WHAT TO DO:
Extract only the lines from the start of the entries below to the line with "return (T + PH - y) / PH", inclusive; omit every picture.

SOURCE MATERIAL:
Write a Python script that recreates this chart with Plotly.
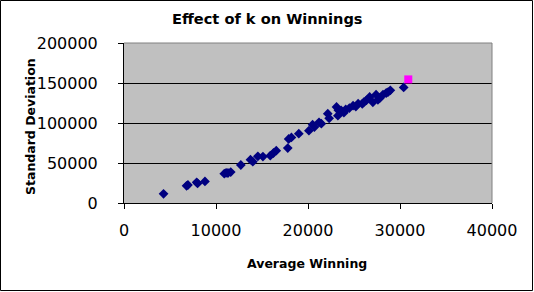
import plotly.graph_objects as go

avg_winning = [4300, 6800, 6950, 7900, 8000, 8800, 10900, 11100, 11300, 11600, 12700,
               13750, 14000, 14550, 15100, 15900, 16250, 16550, 17800, 17900, 18200,
               19000, 20100, 20500, 20700, 21200, 21450, 22150, 22300, 23100, 23300,
               23250, 23600, 23900, 24100, 24500, 24900, 25200, 25450, 25900, 26100,
               26350, 26700, 27050, 27400, 27600, 27800, 28150, 28500, 28700, 28950,
               30400]
std_dev = [11500, 21500, 22500, 25800, 24500, 27000, 36600, 37800, 37500, 38700, 47500,
           54100, 51600, 58300, 58000, 59100, 62500, 65400, 68700, 80000, 82000,
           86600, 90400, 97900, 95000, 100800, 99100, 111600, 105800, 120000, 116000,
           109100, 115800, 112900, 117000, 118700, 121600, 120500, 124100, 123800, 126500,
           128300, 132500, 125800, 135400, 129000, 131000, 135400, 137500, 138500, 140800,
           144500]
best_x = [30900]
best_y = [154500]

x_ticks = [0, 10000, 20000, 30000, 40000]
y_ticks = [0, 50000, 100000, 150000, 200000]

font = "DejaVu Sans, Verdana, sans-serif"

W, H = 534, 292
L, R, T, B = 124, 42, 43, 89
PW, PH = W - L - R, H - T - B


def px(x):
    return (x - L) / PW


def py(y):
    return (T + PH - y) / PH


fig = go.Figure()
fig.add_trace(go.Scatter(x=avg_winning, y=std_dev, mode="markers",
                         marker=dict(symbol="diamond", size=7.5, color="#000080",
                                     line=dict(width=0)), showlegend=False))
fig.add_trace(go.Scatter(x=best_x, y=best_y, mode="markers",
                         marker=dict(symbol="square", size=8, color="#FF00FF",
                                     line=dict(width=0)), showlegend=False))

fig.update_layout(
    width=W, height=H,
    margin=dict(l=L, r=R, t=T, b=B, pad=0),
    paper_bgcolor="white", plot_bgcolor="#C0C0C0",
    xaxis=dict(range=[0, 40000], tickvals=x_ticks, ticktext=[str(v) for v in x_ticks],
               showgrid=False, zeroline=False, showline=True, linecolor="black",
               linewidth=1, ticks="outside", ticklen=5, tickcolor="black",
               ticklabelstandoff=8, automargin=False,
               tickfont=dict(family=font, size=16, color="black")),
    yaxis=dict(range=[0, 200000], tickvals=y_ticks, ticktext=[str(v) for v in y_ticks],
               showgrid=True, gridcolor="black", gridwidth=1, zeroline=False,
               showline=True, linecolor="black", linewidth=1, ticks="outside",
               ticklen=5, tickcolor="black", ticklabelstandoff=17, automargin=False,
               tickfont=dict(family=font, size=16, color="black")),
    annotations=[
        dict(text="<b>Effect of k on Winnings</b>", xref="paper", yref="paper",
             x=px(267), y=py(18), xanchor="center", yanchor="middle", showarrow=False,
             font=dict(family=font, size=14.6, color="black")),
        dict(text="<b>Average Winning</b>", xref="paper", yref="paper",
             x=px(307), y=py(263), xanchor="center", yanchor="middle", showarrow=False,
             font=dict(family=font, size=12.5, color="black")),
        dict(text="<b>Standard Deviation</b>", xref="paper", yref="paper",
             x=px(30), y=py(126), xanchor="center", yanchor="middle", showarrow=False,
             textangle=-90, font=dict(family=font, size=12.5, color="black")),
    ],
    shapes=[
        dict(type="line", xref="paper", yref="paper", x0=0, x1=1, y0=1, y1=1,
             line=dict(color="#808080", width=1)),
        dict(type="line", xref="paper", yref="paper", x0=1, x1=1, y0=0, y1=1,
             line=dict(color="#808080", width=1)),
        dict(type="rect", xref="paper", yref="paper",
             x0=px(0.5), x1=px(532.5), y0=py(290.5), y1=py(0.5),
             line=dict(color="black", width=1), fillcolor="rgba(0,0,0,0)"),
    ],
)

fig.write_html("out.html", config={"displayModeBar": False},
               post_script="document.body.style.margin='0';document.body.style.overflow='hidden';")
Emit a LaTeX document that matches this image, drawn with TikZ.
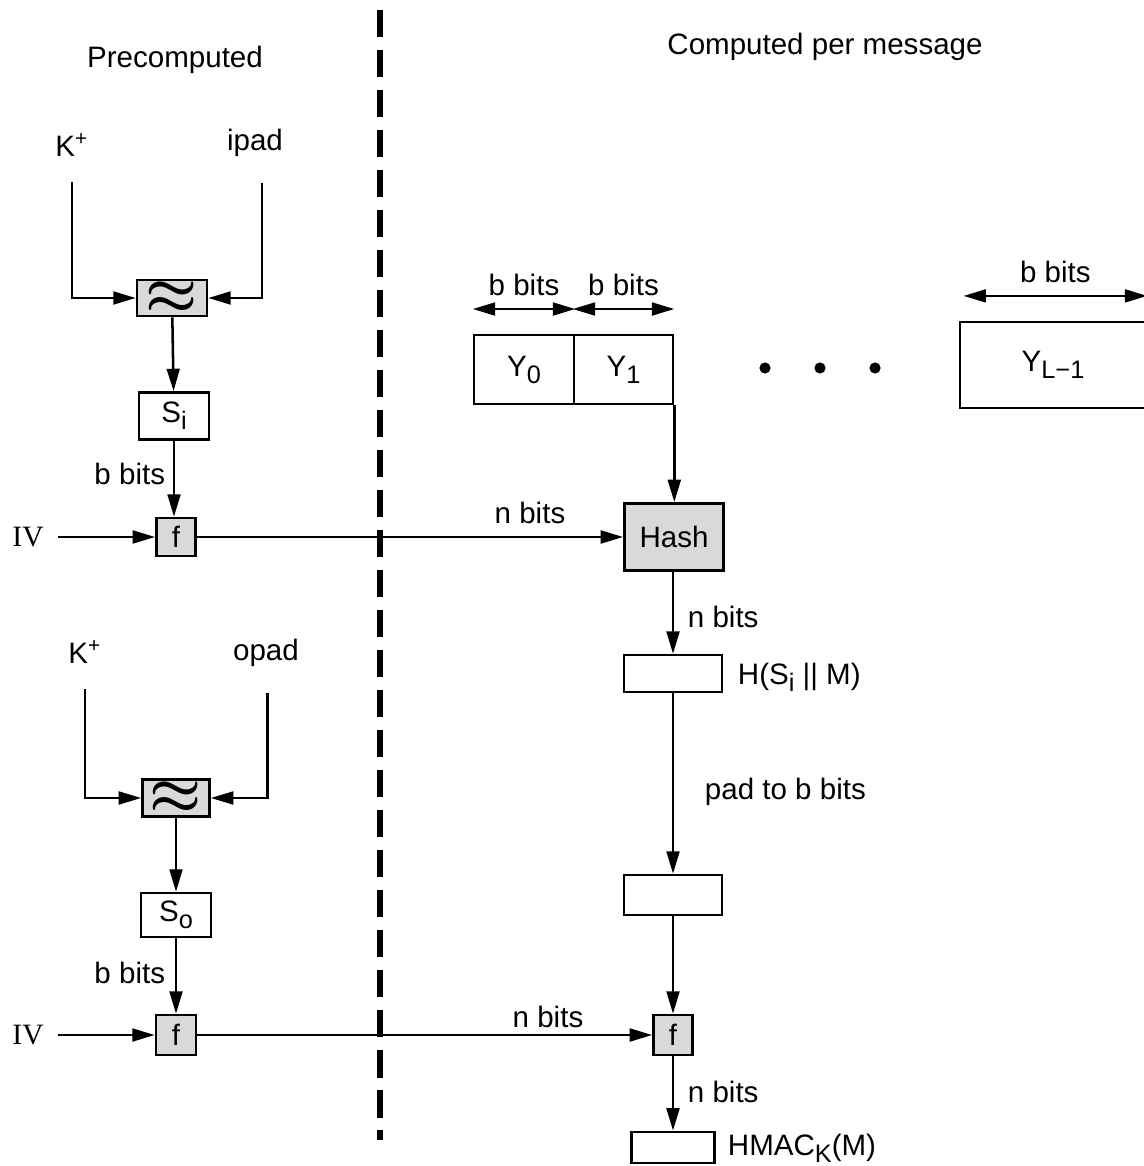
\documentclass[tikz,border=0pt]{standalone}
\usepackage{fontspec}
\setmainfont{Liberation Sans}
\newfontfamily\ivfont{Liberation Serif}
\usetikzlibrary{arrows.meta,positioning}

\newcommand{\xorsign}{{\fontsize{22}{22}\selectfont$\boldsymbol{\approx}$}}
\newcommand{\lowsub}[1]{\raisebox{-0.45ex}{\fontsize{9}{9}\selectfont #1}}
\usepackage{amsmath}

\begin{document}
\begin{tikzpicture}[
  x=0.0125cm, y=-0.0125cm,
  font=\fontsize{10.5}{12}\selectfont,
  >={Triangle[length=2.8mm,width=1.6mm]},
  box/.style={draw, line width=0.9pt, inner sep=0pt, fill=#1},
  box/.default=white,
  arr/.style={->, line width=0.9pt},
  darr/.style={<->, line width=0.9pt},
  divider/.style={line width=1.8pt, dash pattern=on 3.4mm off 1.6mm},
  dot/.style={circle, fill, inner sep=0pt, minimum size=0.14cm},
]
\definecolor{boxgray}{HTML}{D9D9D9}
\path[use as bounding box, fill=white] (0,0) rectangle (1143,1166);

\node (pre) at (175,60) {Precomputed};
\node (cpm) at (825,47) {Computed per message};
\draw[divider] (380,10) -- (380,1140);

% inner key
\node (kp1) at (72,145) {K\textsuperscript{+}};
\node (ipad) at (255,143) {ipad};
\node[box=boxgray, minimum width=0.875cm, minimum height=0.45cm] (xor1) at (172,298) {\xorsign};
\node[box, minimum width=0.875cm, minimum height=0.59cm] (si) at (174,416) {S\lowsub{i}};
\node[box=boxgray, minimum width=0.49cm, minimum height=0.475cm] (fa) at (176,537) {f};
\node (iva) at (28,537) {\ivfont IV};
\node[anchor=east] (ba) at (175,474) {b bits};

\draw[arr] ([yshift=-0.2cm]kp1.south) |- (xor1.west);
\draw[arr] ([xshift=0.09cm,yshift=-0.2cm]ipad.south) |- (xor1.east);
\draw[arr] (xor1) -- (si);
\draw[arr] (si.south) -- (si.south |- fa.north);
\draw[arr, shorten <=0.05cm] (iva) -- (fa);

% message blocks
\node[box, minimum width=1.25cm, minimum height=0.86cm] (y0) at (524,369.5) {Y\lowsub{0}};
\node[box, minimum width=1.2375cm, minimum height=0.86cm] (y1) at (623.5,369.5) {Y\lowsub{1}};
\node[dot] (d1) at (765,368) {};
\node[dot] (d2) at (820,368) {};
\node[dot] (d3) at (875,368) {};
\node[box, minimum width=2.325cm, minimum height=1.075cm] (yl) at (1053,365) {Y\lowsub{L−1}};

\draw[darr] ([yshift=0.31cm]y0.north west) -- ([yshift=0.31cm]y0.north east) node[midway, above=1pt] {b bits};
\draw[darr] ([yshift=0.31cm]y1.north west) -- ([yshift=0.31cm]y1.north east) node[midway, above=1pt] {b bits};
\draw[darr] ([xshift=0.06cm,yshift=0.31cm]yl.north west) -- ([yshift=0.31cm]yl.north east) node[midway, above=1pt] {b bits};

% inner hash
\node[box=boxgray, minimum width=1.24cm, minimum height=0.84cm] (hash) at (674,537) {Hash};
\node[box, minimum width=1.225cm, minimum height=0.46cm] (hbox) at (673,673.5) {};
\node[box, minimum width=1.225cm, minimum height=0.5cm] (pbox) at (673,895) {};

\draw[arr] (y1.south east) -- (y1.south east |- hash.north);
\draw[arr] (fa) -- (hash);
\node (na) at (530,513) {n bits};
\draw[arr] (hash.south -| hbox) -- (hbox);
\node[anchor=west] (nb) at (678,617) {n bits};
\node[anchor=west] (hlab) at (728,677) {H(S\lowsub{i} || M)};
\draw[arr] (hbox) -- (pbox);
\node[anchor=west] (padlab) at (695,792) {pad to b bits};

% outer key
\node (kp2) at (85,652) {K\textsuperscript{+}};
\node (opad) at (266,653) {opad};
\node[box=boxgray, minimum width=0.84cm, minimum height=0.46cm] (xor2) at (176,798) {\xorsign};
\node[box, minimum width=0.875cm, minimum height=0.55cm] (so) at (176,915) {S\lowsub{o}};
\node[box=boxgray, minimum width=0.5cm, minimum height=0.5cm] (fc) at (176,1035) {f};
\node (ivb) at (28,1035) {\ivfont IV};
\node[anchor=east] (bb) at (175,973) {b bits};

\draw[arr] ([yshift=-0.2cm]kp2.south) |- (xor2.west);
\draw[arr] ([xshift=0.02cm,yshift=-0.2cm]opad.south) |- (xor2.east);
\draw[arr] (xor2) -- (so);
\draw[arr] (so) -- (fc);
\draw[arr, shorten <=0.05cm] (ivb) -- (fc);

% outer hash
\node[box=boxgray, minimum width=0.49cm, minimum height=0.5cm] (fb) at (673,1035) {f};
\node[box, minimum width=1.04cm, minimum height=0.39cm] (mac) at (673,1147.5) {};
\draw[arr] (pbox) -- (fb);
\draw[arr] (fc) -- (fb);
\node (nc) at (548,1017) {n bits};
\draw[arr] (fb) -- (mac);
\node[anchor=west] (nd) at (678,1092) {n bits};
\node[anchor=west] (maclab) at (718,1148) {HMAC\lowsub{K}(M)};
\end{tikzpicture}
\end{document}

REPLY:
Write a Python script that recreates this chart with Plotly.
import plotly.graph_objects as go

avg_winning = [4300, 6800, 6950, 7900, 8000, 8800, 10900, 11100, 11300, 11600, 12700,
               13750, 14000, 14550, 15100, 15900, 16250, 16550, 17800, 17900, 18200,
               19000, 20100, 20500, 20700, 21200, 21450, 22150, 22300, 23100, 23300,
               23250, 23600, 23900, 24100, 24500, 24900, 25200, 25450, 25900, 26100,
               26350, 26700, 27050, 27400, 27600, 27800, 28150, 28500, 28700, 28950,
               30400]
std_dev = [11500, 21500, 22500, 25800, 24500, 27000, 36600, 37800, 37500, 38700, 47500,
           54100, 51600, 58300, 58000, 59100, 62500, 65400, 68700, 80000, 82000,
           86600, 90400, 97900, 95000, 100800, 99100, 111600, 105800, 120000, 116000,
           109100, 115800, 112900, 117000, 118700, 121600, 120500, 124100, 123800, 126500,
           128300, 132500, 125800, 135400, 129000, 131000, 135400, 137500, 138500, 140800,
           144500]
best_x = [30900]
best_y = [154500]

x_ticks = [0, 10000, 20000, 30000, 40000]
y_ticks = [0, 50000, 100000, 150000, 200000]

font = "DejaVu Sans, Verdana, sans-serif"

W, H = 534, 292
L, R, T, B = 124, 42, 43, 89
PW, PH = W - L - R, H - T - B


def px(x):
    return (x - L) / PW


def py(y):
    return (T + PH - y) / PH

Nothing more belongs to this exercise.